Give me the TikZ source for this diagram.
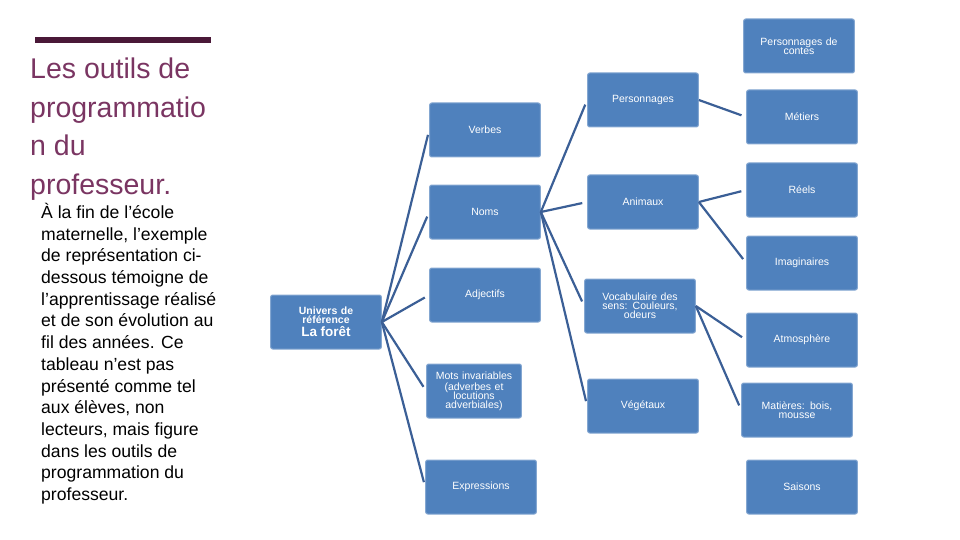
\documentclass[tikz,border=0pt]{standalone}
\usepackage{fontspec}
\setmainfont{Liberation Sans}
\definecolor{boxblue}{HTML}{4F81BD}
\definecolor{linkblue}{HTML}{3B5F96}
\definecolor{plum}{HTML}{7A3562}
\definecolor{darkplum}{HTML}{4A1838}
\tikzset{
  cat/.style={draw=boxblue!70!white,line width=1pt,fill=boxblue,rounded corners=2pt,
    minimum width=108pt,minimum height=54pt,text width=104pt,align=center,
    text=white,font=\fontsize{10.5}{11}\selectfont},
  link/.style={draw=linkblue,line width=2.2pt,shorten >=5pt}
}
\begin{document}
\begin{tikzpicture}[x=1pt,y=-1pt]
    \useasboundingbox (0,0) rectangle (960,540);
    \fill[darkplum] (35,37) rectangle (211,43);
    \node[anchor=north west,inner sep=0pt,text=plum,align=left,
      font=\fontsize{28.5}{38.5}\selectfont] (title) at (30,58)
      {Les outils de\\programmatio\\n du\\professeur.};
    \node[anchor=north west,inner sep=0pt,align=left,
      font=\fontsize{17.6}{21.7}\selectfont] (body) at (41,203)
      {À la fin de l’école\\maternelle, l’exemple\\de représentation ci-\\dessous témoigne de\\l’apprentissage réalisé\\et de son évolution au\\fil des années. Ce\\tableau n’est pas\\présenté comme tel\\aux élèves, non\\lecteurs, mais figure\\dans les outils de\\programmation du\\professeur.};
    % root
    \node[cat] (univ) at (326,322) {{\bfseries Univers de\\[-2pt] référence}\\[2pt]{\fontsize{13.5}{15}\selectfont\bfseries La forêt}};
    % first level
    \node[cat] (verbes) at (485,130) {Verbes};
    \node[cat] (noms) at (485,212) {Noms};
    \node[cat] (adj) at (485,295) {Adjectifs};
    \node[cat,minimum width=88pt,text width=88pt] (mots) at (474,391) {Mots invariables\\(adverbes et\\[-2pt] locutions\\[-2pt] adverbiales)};
    \node[cat] (expr) at (481,487) {Expressions};
    % second level
    \node[cat] (perso) at (643,100) {Personnages};
    \node[cat] (anim) at (643,202) {Animaux};
    \node[cat] (voca) at (640,306) {Vocabulaire des\\[-2pt] sens: Couleurs,\\[-2pt] odeurs};
    \node[cat] (veget) at (643,406) {Végétaux};
    % third level
    \node[cat] (contes) at (799,46) {Personnages de\\[-2pt] contes};
    \node[cat] (metiers) at (802,117) {Métiers};
    \node[cat] (reels) at (802,190) {Réels};
    \node[cat] (imag) at (802,263) {Imaginaires};
    \node[cat] (atmo) at (802,340) {Atmosphère};
    \node[cat] (matieres) at (797,410) {Matières: bois,\\[-2pt] mousse};
    \node[cat] (saisons) at (802,487) {Saisons};
    % links
    \foreach \t in {verbes,noms,adj,mots,expr}
      \draw[link] (univ.east) -- (\t.west);
    \foreach \t in {perso,anim,voca,veget}
      \draw[link] (noms.east) -- (\t.west);
    \draw[link] (perso.east) -- (metiers.west);
    \foreach \t in {reels,imag}
      \draw[link] (anim.east) -- (\t.west);
    \foreach \t in {atmo,matieres}
      \draw[link] (voca.east) -- (\t.west);
\end{tikzpicture}
\end{document}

- - - - -

## Goal
Give the data again exactly as written, with all pictures left out.

## Written response
Give me the TikZ source for this diagram.
\documentclass[tikz,border=0pt]{standalone}
\usepackage{fontspec}
\setmainfont{Liberation Sans}
\definecolor{boxblue}{HTML}{4F81BD}
\definecolor{linkblue}{HTML}{3B5F96}
\definecolor{plum}{HTML}{7A3562}
\definecolor{darkplum}{HTML}{4A1838}
\tikzset{
  cat/.style={draw=boxblue!70!white,line width=1pt,fill=boxblue,rounded corners=2pt,
    minimum width=108pt,minimum height=54pt,text width=104pt,align=center,
    text=white,font=\fontsize{10.5}{11}\selectfont},
  link/.style={draw=linkblue,line width=2.2pt,shorten >=5pt}
}
\begin{document}
\begin{tikzpicture}[x=1pt,y=-1pt]
    \useasboundingbox (0,0) rectangle (960,540);
    \fill[darkplum] (35,37) rectangle (211,43);
    \node[anchor=north west,inner sep=0pt,text=plum,align=left,
      font=\fontsize{28.5}{38.5}\selectfont] (title) at (30,58)
      {Les outils de\\programmatio\\n du\\professeur.};
    \node[anchor=north west,inner sep=0pt,align=left,
      font=\fontsize{17.6}{21.7}\selectfont] (body) at (41,203)
      {À la fin de l’école\\maternelle, l’exemple\\de représentation ci-\\dessous témoigne de\\l’apprentissage réalisé\\et de son évolution au\\fil des années. Ce\\tableau n’est pas\\présenté comme tel\\aux élèves, non\\lecteurs, mais figure\\dans les outils de\\programmation du\\professeur.};
    % root
    \node[cat] (univ) at (326,322) {{\bfseries Univers de\\[-2pt] référence}\\[2pt]{\fontsize{13.5}{15}\selectfont\bfseries La forêt}};
    % first level
    \node[cat] (verbes) at (485,130) {Verbes};
    \node[cat] (noms) at (485,212) {Noms};
    \node[cat] (adj) at (485,295) {Adjectifs};
    \node[cat,minimum width=88pt,text width=88pt] (mots) at (474,391) {Mots invariables\\(adverbes et\\[-2pt] locutions\\[-2pt] adverbiales)};
    \node[cat] (expr) at (481,487) {Expressions};
    % second level
    \node[cat] (perso) at (643,100) {Personnages};
    \node[cat] (anim) at (643,202) {Animaux};
    \node[cat] (voca) at (640,306) {Vocabulaire des\\[-2pt] sens: Couleurs,\\[-2pt] odeurs};
    \node[cat] (veget) at (643,406) {Végétaux};
    % third level
    \node[cat] (contes) at (799,46) {Personnages de\\[-2pt] contes};
    \node[cat] (metiers) at (802,117) {Métiers};
    \node[cat] (reels) at (802,190) {Réels};
    \node[cat] (imag) at (802,263) {Imaginaires};
    \node[cat] (atmo) at (802,340) {Atmosphère};
    \node[cat] (matieres) at (797,410) {Matières: bois,\\[-2pt] mousse};
    \node[cat] (saisons) at (802,487) {Saisons};
    % links
    \foreach \t in {verbes,noms,adj,mots,expr}
      \draw[link] (univ.east) -- (\t.west);
    \foreach \t in {perso,anim,voca,veget}
      \draw[link] (noms.east) -- (\t.west);
    \draw[link] (perso.east) -- (metiers.west);
    \foreach \t in {reels,imag}
      \draw[link] (anim.east) -- (\t.west);
    \foreach \t in {atmo,matieres}
      \draw[link] (voca.east) -- (\t.west);
\end{tikzpicture}
\end{document}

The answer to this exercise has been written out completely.